En effet, il faut se demander ce qui retiendrait Gorbatchev de s'engager, aussi vite qu'on le presse de toutes parts de le faire, sur la voie des « réformes » (comme l'on dit pudiquement) qui conduiraient au capitalisme. Cette « inertie », il la paie politiquement puisqu'il laisse ainsi le champ libre à des oppositions, telle celle d'Eltsine, qui ne se privent pas de le critiquer sur ce terrain, en trouvant apparemment un écho dans l'opinion, au moins de citadins souffrant de la paralysie actuelle de l'économie et des pénuries qu'elle engendre et qui attendent désespérément que « ça change ».

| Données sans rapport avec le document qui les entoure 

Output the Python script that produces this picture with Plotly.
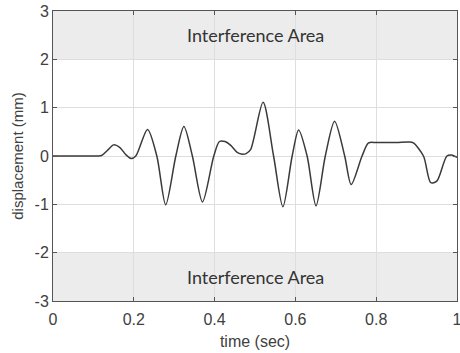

Ces hésitations et cette lenteur (relative, mais ce sont ses adversaires qui le disent) de Gorbatchev sur le plan économique, peuvent s'expliquer par les résistances qu'il peut craindre, anticiper, percevoir dans la société soviétique et que sa « lenteur » traduit. Politique qui, rappelons-le, ne lui vaut pas que des félicitations de la part de ceux qui s'expriment, ou peuvent s'exprimer, aujourd'hui, dans la presse et les médias soviétiques (à part quelques-uns qui sont - encore ? - ses soutiens).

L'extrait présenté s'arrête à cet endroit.